EXCERPTED DATA
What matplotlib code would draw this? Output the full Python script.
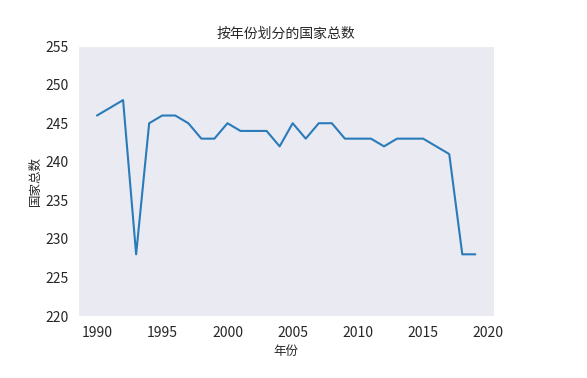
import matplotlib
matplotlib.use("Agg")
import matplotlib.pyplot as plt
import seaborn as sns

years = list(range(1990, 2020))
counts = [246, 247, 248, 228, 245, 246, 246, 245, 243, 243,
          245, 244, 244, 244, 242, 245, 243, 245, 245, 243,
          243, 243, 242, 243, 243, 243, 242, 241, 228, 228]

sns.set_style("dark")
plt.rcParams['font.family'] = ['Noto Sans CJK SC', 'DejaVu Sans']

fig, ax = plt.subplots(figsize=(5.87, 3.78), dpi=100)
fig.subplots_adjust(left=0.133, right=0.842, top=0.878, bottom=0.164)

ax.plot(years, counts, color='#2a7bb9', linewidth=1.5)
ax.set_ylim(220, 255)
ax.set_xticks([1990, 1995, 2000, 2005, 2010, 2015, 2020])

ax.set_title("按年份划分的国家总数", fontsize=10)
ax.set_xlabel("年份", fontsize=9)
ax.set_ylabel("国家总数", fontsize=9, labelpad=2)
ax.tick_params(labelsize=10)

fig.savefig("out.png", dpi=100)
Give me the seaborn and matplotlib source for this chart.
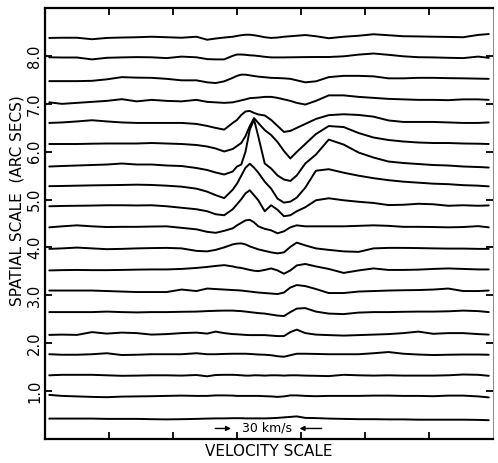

DIRECTIVE
Output every entry word for word, but omit the pictures.

EXERCISE ANSWER
What matplotlib code would draw this? Output the full Python script.
import matplotlib
matplotlib.use("Agg")
import matplotlib.pyplot as plt
import seaborn as sns

years = list(range(1990, 2020))
counts = [246, 247, 248, 228, 245, 246, 246, 245, 243, 243,
          245, 244, 244, 244, 242, 245, 243, 245, 245, 243,
          243, 243, 242, 243, 243, 243, 242, 241, 228, 228]

sns.set_style("dark")
plt.rcParams['font.family'] = ['Noto Sans CJK SC', 'DejaVu Sans']

fig, ax = plt.subplots(figsize=(5.87, 3.78), dpi=100)
fig.subplots_adjust(left=0.133, right=0.842, top=0.878, bottom=0.164)

ax.plot(years, counts, color='#2a7bb9', linewidth=1.5)
ax.set_ylim(220, 255)
ax.set_xticks([1990, 1995, 2000, 2005, 2010, 2015, 2020])

ax.set_title("按年份划分的国家总数", fontsize=10)
ax.set_xlabel("年份", fontsize=9)
ax.set_ylabel("国家总数", fontsize=9, labelpad=2)
ax.tick_params(labelsize=10)

fig.savefig("out.png", dpi=100)
Give me the seaborn and matplotlib source for this chart.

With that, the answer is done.